Your goal — Begin with the first line of the material and write out each line exactly, ending with the line that contains "null, 'inside', 'bottom', 'inside'];". Pictures are not part of the copy.

Information supplied —
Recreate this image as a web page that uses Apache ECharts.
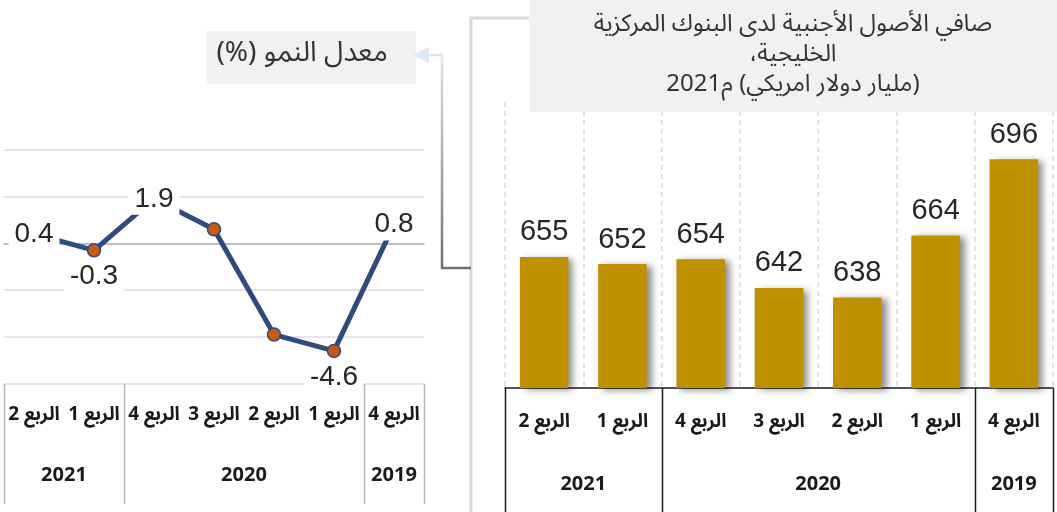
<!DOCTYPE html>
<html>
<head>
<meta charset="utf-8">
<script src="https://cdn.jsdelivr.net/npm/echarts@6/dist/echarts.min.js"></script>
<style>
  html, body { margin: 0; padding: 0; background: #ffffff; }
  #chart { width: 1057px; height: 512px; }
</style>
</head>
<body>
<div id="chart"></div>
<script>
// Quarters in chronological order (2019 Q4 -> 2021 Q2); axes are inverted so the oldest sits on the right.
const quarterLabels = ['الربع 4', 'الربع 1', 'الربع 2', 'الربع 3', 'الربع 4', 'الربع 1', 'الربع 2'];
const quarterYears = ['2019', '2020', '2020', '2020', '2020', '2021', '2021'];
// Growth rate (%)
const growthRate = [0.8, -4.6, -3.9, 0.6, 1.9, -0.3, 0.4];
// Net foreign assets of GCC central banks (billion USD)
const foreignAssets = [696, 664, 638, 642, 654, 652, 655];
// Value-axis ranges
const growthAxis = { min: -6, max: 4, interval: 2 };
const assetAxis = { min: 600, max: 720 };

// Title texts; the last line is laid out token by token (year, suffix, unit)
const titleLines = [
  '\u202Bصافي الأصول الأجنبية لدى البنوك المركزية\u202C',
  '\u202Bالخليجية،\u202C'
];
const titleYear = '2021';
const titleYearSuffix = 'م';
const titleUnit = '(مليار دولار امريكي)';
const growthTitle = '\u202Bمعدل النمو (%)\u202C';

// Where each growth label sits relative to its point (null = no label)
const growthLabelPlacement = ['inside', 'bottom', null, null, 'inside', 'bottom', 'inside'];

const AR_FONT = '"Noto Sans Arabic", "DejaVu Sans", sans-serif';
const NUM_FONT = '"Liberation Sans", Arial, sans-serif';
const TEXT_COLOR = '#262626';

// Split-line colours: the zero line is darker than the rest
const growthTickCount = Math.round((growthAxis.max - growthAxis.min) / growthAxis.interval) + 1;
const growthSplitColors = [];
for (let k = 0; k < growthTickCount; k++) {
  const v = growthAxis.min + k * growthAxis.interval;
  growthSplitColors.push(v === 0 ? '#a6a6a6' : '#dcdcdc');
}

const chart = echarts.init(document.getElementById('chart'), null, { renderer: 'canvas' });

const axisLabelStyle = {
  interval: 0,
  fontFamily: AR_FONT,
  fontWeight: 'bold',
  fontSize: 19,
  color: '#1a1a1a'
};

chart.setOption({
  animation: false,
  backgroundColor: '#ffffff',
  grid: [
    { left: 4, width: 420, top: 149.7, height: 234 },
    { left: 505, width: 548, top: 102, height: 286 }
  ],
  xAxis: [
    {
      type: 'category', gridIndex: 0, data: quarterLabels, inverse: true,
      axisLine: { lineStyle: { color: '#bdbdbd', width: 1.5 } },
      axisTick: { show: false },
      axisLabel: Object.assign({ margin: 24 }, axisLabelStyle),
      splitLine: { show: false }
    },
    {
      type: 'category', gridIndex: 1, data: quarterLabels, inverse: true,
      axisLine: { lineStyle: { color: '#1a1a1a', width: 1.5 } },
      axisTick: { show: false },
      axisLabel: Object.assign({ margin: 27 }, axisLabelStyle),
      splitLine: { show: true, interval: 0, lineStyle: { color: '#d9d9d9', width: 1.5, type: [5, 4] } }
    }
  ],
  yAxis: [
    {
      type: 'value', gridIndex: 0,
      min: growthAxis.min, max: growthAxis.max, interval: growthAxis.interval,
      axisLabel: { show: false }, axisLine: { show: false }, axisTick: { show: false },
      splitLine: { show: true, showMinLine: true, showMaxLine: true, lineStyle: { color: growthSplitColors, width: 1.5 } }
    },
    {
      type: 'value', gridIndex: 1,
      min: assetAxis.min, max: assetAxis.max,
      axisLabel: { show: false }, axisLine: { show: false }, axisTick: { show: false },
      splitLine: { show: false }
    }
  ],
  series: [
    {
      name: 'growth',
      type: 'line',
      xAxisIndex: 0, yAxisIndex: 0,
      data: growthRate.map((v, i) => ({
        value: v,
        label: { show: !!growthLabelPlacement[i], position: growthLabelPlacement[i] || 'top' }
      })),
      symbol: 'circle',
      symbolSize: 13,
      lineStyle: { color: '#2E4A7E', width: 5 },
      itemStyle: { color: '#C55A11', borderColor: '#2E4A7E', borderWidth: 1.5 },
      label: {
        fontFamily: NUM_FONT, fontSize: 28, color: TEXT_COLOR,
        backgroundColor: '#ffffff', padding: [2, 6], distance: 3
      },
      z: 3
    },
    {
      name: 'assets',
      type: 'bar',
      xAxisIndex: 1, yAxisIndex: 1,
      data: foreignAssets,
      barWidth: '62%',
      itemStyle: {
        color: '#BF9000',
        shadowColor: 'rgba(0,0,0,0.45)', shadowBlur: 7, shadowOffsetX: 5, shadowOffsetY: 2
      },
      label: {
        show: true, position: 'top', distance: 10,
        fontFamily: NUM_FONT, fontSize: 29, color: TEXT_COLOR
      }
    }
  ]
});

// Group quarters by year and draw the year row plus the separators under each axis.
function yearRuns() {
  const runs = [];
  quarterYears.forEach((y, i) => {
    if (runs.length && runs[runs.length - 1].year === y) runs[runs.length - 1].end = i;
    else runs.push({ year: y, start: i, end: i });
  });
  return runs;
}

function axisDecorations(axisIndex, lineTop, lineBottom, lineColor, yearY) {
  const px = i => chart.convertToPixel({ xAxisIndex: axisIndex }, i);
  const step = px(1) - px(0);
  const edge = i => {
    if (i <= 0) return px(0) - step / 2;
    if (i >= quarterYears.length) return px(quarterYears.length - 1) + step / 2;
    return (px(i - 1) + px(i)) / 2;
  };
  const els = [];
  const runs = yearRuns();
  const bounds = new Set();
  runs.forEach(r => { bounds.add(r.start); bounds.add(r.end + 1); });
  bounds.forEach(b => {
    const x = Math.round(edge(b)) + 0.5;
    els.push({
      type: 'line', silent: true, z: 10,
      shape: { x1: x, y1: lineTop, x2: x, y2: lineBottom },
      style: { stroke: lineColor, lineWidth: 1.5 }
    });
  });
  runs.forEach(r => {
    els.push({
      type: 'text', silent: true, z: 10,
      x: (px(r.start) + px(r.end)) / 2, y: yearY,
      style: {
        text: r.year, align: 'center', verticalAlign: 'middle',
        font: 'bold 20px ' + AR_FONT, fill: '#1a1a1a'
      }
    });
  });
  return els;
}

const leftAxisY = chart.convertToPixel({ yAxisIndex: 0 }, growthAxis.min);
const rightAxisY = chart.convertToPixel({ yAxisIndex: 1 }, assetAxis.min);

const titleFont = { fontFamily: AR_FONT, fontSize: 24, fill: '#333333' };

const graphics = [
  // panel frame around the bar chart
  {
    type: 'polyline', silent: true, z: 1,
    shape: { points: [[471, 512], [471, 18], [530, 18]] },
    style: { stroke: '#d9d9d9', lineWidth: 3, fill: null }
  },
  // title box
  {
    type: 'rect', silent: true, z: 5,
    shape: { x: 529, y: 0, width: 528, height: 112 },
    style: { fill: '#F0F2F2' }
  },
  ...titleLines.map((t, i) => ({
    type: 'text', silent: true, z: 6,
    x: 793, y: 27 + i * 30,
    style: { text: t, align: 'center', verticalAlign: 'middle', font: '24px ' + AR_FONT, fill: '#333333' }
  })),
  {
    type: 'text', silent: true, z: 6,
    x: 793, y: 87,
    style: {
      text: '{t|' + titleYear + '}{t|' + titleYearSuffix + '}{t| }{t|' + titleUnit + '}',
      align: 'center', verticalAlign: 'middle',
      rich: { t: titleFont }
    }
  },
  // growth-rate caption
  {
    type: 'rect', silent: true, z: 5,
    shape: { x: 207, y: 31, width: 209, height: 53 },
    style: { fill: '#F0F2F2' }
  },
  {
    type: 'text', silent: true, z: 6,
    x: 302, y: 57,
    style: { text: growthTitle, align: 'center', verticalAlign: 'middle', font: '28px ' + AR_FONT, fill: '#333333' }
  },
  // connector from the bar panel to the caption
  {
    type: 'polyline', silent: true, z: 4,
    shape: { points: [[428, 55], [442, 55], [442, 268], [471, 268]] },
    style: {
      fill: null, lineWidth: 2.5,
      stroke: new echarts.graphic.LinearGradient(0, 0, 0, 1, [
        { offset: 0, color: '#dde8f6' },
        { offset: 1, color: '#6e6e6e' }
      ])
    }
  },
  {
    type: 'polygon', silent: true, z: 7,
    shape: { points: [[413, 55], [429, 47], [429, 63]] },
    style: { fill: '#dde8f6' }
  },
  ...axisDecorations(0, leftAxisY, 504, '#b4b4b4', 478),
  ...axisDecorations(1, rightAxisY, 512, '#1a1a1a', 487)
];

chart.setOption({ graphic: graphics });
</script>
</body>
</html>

Answer to the problem —
Recreate this image as a web page that uses Apache ECharts.
<!DOCTYPE html>
<html>
<head>
<meta charset="utf-8">
<script src="https://cdn.jsdelivr.net/npm/echarts@6/dist/echarts.min.js"></script>
<style>
  html, body { margin: 0; padding: 0; background: #ffffff; }
  #chart { width: 1057px; height: 512px; }
</style>
</head>
<body>
<div id="chart"></div>
<script>
// Quarters in chronological order (2019 Q4 -> 2021 Q2); axes are inverted so the oldest sits on the right.
const quarterLabels = ['الربع 4', 'الربع 1', 'الربع 2', 'الربع 3', 'الربع 4', 'الربع 1', 'الربع 2'];
const quarterYears = ['2019', '2020', '2020', '2020', '2020', '2021', '2021'];
// Growth rate (%)
const growthRate = [0.8, -4.6, -3.9, 0.6, 1.9, -0.3, 0.4];
// Net foreign assets of GCC central banks (billion USD)
const foreignAssets = [696, 664, 638, 642, 654, 652, 655];
// Value-axis ranges
const growthAxis = { min: -6, max: 4, interval: 2 };
const assetAxis = { min: 600, max: 720 };

// Title texts; the last line is laid out token by token (year, suffix, unit)
const titleLines = [
  '\u202Bصافي الأصول الأجنبية لدى البنوك المركزية\u202C',
  '\u202Bالخليجية،\u202C'
];
const titleYear = '2021';
const titleYearSuffix = 'م';
const titleUnit = '(مليار دولار امريكي)';
const growthTitle = '\u202Bمعدل النمو (%)\u202C';

// Where each growth label sits relative to its point (null = no label)
const growthLabelPlacement = ['inside', 'bottom', null, null, 'inside', 'bottom', 'inside'];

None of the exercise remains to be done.